Ainsi, pour se plier à ces nouvelles contraintes, les acteurs économiques de petites et moyennes tailles ne pourront que sous-traiter l’exécution des demandes de retrait et la censure automatisée aux quelques grandes entreprises qui, en raison de leur puissance financière, seront capables de les prendre en charge, Google et Facebook en tête, cette sous-traitance étant porteuse d’une dépendance économique et technique gravement préjudiciable à l’économie numérique européenne.

Quant aux acteurs associatifs et collaboratifs à but non lucratif, ils n’auront d’autres choix que de cesser leurs activités.

Ce règlement appauvrira donc radicalement la diversité numérique européenne et soumettra ce qu’il en reste à une poignée d’entreprises qui sont déjà en situation de quasi-monopole et dont il faudrait au contraire remettre en cause l’hégémonie (lire notre dernière analyse).

Enfin, ce règlement conduirait à une surveillance généralisée de nos échanges en ligne et une censure privée et automatisée de l’information.

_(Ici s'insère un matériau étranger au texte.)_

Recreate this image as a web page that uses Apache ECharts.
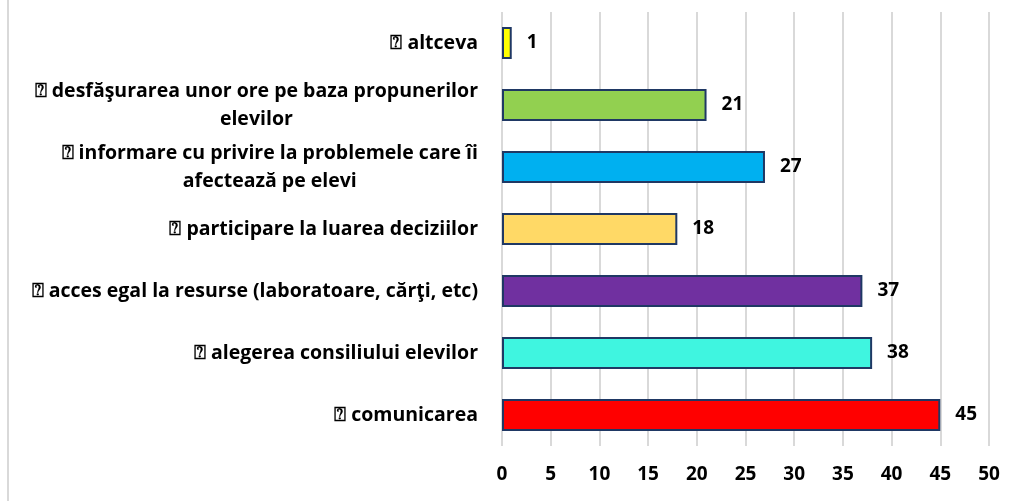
<!DOCTYPE html>
<html>
<head>
<meta charset="utf-8">
<script src="https://cdn.jsdelivr.net/npm/echarts@6/dist/echarts.min.js"></script>
<style>
  html, body { margin: 0; padding: 0; background: #fff; }
  #chart { width: 1018px; height: 501px; }
  #frame { position: absolute; left: 7px; top: 0; width: 0; height: 501px; border-left: 2px solid #d9d9d9; }
</style>
</head>
<body>
<div id="frame"></div>
<div id="chart"></div>
<script>
// categories from bottom to top
const categories = [
  '⍰ comunicarea',
  '⍰ alegerea consiliului elevilor',
  '⍰ acces egal la resurse (laboratoare, cărţi, etc)',
  '⍰ participare la luarea deciziilor',
  '⍰ informare cu privire la problemele care îi\nafectează pe elevi',
  '⍰ desfăşurarea unor ore pe baza propunerilor\nelevilor',
  '⍰ altceva'
];
const values = [45, 38, 37, 18, 27, 21, 1];
const barColors = ['#ff0000', '#3ff5e0', '#7030a0', '#ffd966', '#00b0f0', '#92d050', '#ffff00'];

const font = 'Open Sans';
const chart = echarts.init(document.getElementById('chart'));
chart.setOption({
  animation: false,
  grid: { left: 502, right: 29, top: 12, bottom: 55 },
  xAxis: {
    type: 'value',
    min: 0,
    max: 50,
    interval: 5,
    axisLine: { show: false },
    axisTick: { show: false },
    splitLine: { lineStyle: { color: '#d9d9d9', width: 2 } },
    axisLabel: { color: '#000', fontWeight: 'bold', fontSize: 19, fontFamily: font, margin: 19 }
  },
  yAxis: {
    type: 'category',
    data: categories,
    axisLine: { show: false },
    axisTick: { show: false },
    axisLabel: {
      margin: 24,
      formatter: function (v) {
        const lines = v.split('\n');
        if (lines.length === 1) return '{a|' + v + '}';
        return '{a|' + lines[0] + '}\n{c|' + lines[1] + '}';
      },
      rich: {
        a: { color: '#000', fontWeight: 'bold', fontSize: 19.5, fontFamily: font, lineHeight: 28 },
        c: { color: '#000', fontWeight: 'bold', fontSize: 19.5, fontFamily: font, lineHeight: 28, align: 'center' }
      }
    }
  },
  series: [{
    type: 'bar',
    data: values.map((v, i) => ({ value: v, itemStyle: { color: barColors[i] } })),
    barWidth: '52%',
    itemStyle: { borderColor: '#1f3864', borderWidth: 2 },
    label: {
      show: true,
      position: 'right',
      distance: 15,
      color: '#000',
      fontWeight: 'bold',
      fontSize: 19,
      fontFamily: font
    }
  }]
});
</script>
</body>
</html>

Pour l’ensemble de ces raisons, La Quadrature du Net, avec 58 autres acteurs de cet écosystème et défenseurs des libertés fondamentales, avons déjà demandé à Emmanuel Macron de renoncer à son projet de règlement de censure antiterroriste.

Nous vous demandons donc de rejeter ce rapport pour mettre dès maintenant un frein à cette volonté absurde de déléguer la censure de l’Internet aux géants du Web et de permettre à toutes les polices de l’Union européenne de contourner les juges nationaux.

Les parlementaires qui refuseront de protéger les libertés fondamentales et l’écosystème numérique européen seront affichés publiquement.